Just like the last time, and the time before that, the story of the Seven Sons of Sceva has made me chuckle as I look up from the Bible and enjoy God’s sense of humor. Luckily this time no one is around for me to try to explain why I’m laughing with the Word of God in front of me. 

Here is the thing about this story for me: It is like one of those jelly-stuffed donuts (my favorite), except the filling has a bit of a surprise. Almost as if I have sunk my teeth into the airy dough, begun tasting the sugary mixture inside, and I bite down on a lit firecracker. Pop! Midway through my quiet laugh, I re-read the words “Jesus I know, and Paul I know about, but who are you?” 

What if it was me in that scenario? Wearing my own sandals and flashing an aggressive sock tan, unfit for the heat of the arid sun, would I receive the same retort from this demon-possessed man? 

Theologically, I can confidently tell you that I know the correct answer: I am in Christ. I have been baptized into His death, and have been given His life. I am sealed with His Holy Spirit. My life has been bought with a price, and the fruit of my life bears witness to the fact that I am no longer my own; I belong to God Himself. I certainly am not Jesus, nor am I to be confused with Paul. However, I have the same access to the Father.

I know this answer, but I cannot help but feel the friction as I look at my own internal life. Even if I frequently make the right decisions, I cannot help but shake the continuous flow of temptation to lust, pride, anger, etc., etc., etc. How can I be associated with Paul, let alone, Jesus?

It was Jesus, after all, who blatantly mentions there are many with a list of spiritual accolades that dwarfs most of us, to whom He will respond, “I never knew you; depart from me…” (Matthew 7:23). 

As I dig deeper and deeper into prayerfully understanding the gravity and humanity of this passage, there are three ways that I can run. 

One path is spattered with rose-colored glasses, ignorant spiritual platitudes, and a fearful game of whack-a-mole where I try to push every negative thought below the surface without actually slowing down to ask if there is any truth to my solemn reaction. Here I can choose to deploy blind faith in order to make myself feel better. On this path, I choose to claim victory without ever slowing down enough to see if my feelings match up with reality. 

The next path has been overgrown with thorns, and thistles as I capitulate to every negative accusation regarding my identity. Here I can choose to sink into a hole, doubting what Jesus has done for me, failing to fight with the full armor of God, a la Ephesians 6. On this path, I choose to be defeated without ever slowing down enough to see if my feelings match up with reality. 
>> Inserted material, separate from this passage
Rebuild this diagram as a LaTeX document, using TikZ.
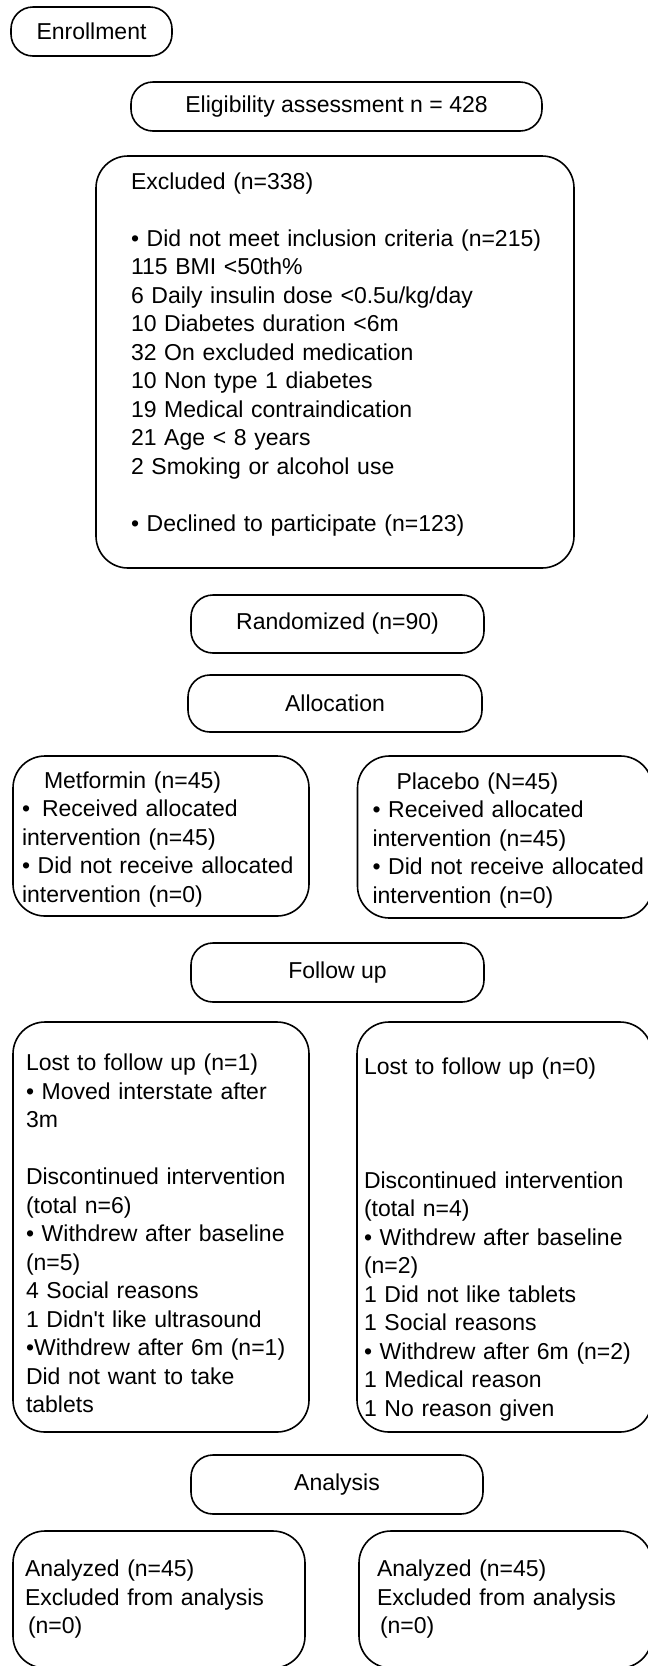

The final path is a narrow one; a lightly worn road with twists and turns, but lit by the truth of reality. Here I can choose to slow down enough to recognize that there are real dangers that could lead me to deviate in either direction: blindness cloaking ignorant pessimism or the charade of a smile without any stability. On this path, however, I can wrestle with the Scriptures, see how my life matches up with the Gospel and saving faith, and come out on the other side with an understanding of truth. If there is a possibility that I am not named next to Jesus and Paul, my ego may be hurt, but my future is not handcuffed; I can run to God and ask for comfort. 

At this intersection of discomfort and reality, I have given room for God to intervene and offer me clarity on my next step. The beauty of the light is that it reveals the unwelcome presence that existed unknown in darkness. The magnitude of the Gospel is that Jesus has defeated the otherwise impossible threats that we miss without the clarity that He lovingly exposes. 

Which path have you chosen?

Have you blindly assumed that everything is fine, with a sort of senseless optimism? 

Have you closed your eyes and hid in the corner, concluding that there is no hope for you?

The Sons of Sceva ran away naked and bloody, not because Jesus was unable to offer them the same thing that He gifted Paul, but because they had yet to receive Him. Paul was known by the demon because the apostle belonged to the Conquering King Himself. 

Jesus offered His dreadful prophecy in Matthew 7 in order to point to His next teaching point: “Everyone then who hears these words of mine and does them will be like a wise man who built his house on the rock…” (verse 24). His goal was not to threaten, but to offer the right path, and the sturdy foundation!

Is this the path that you walk? Is this the foundation upon which you walk? The storm can stir all it wants, and accusations can fly from every direction, but nothing can remove you from the love of God. 

“For I am sure that neither death nor life, nor angels nor rulers, nor things present nor things to come, nor powers, nor height nor depth, nor anything else in all creation, will be able to separate us from the love of God in Christ Jesus our Lord.”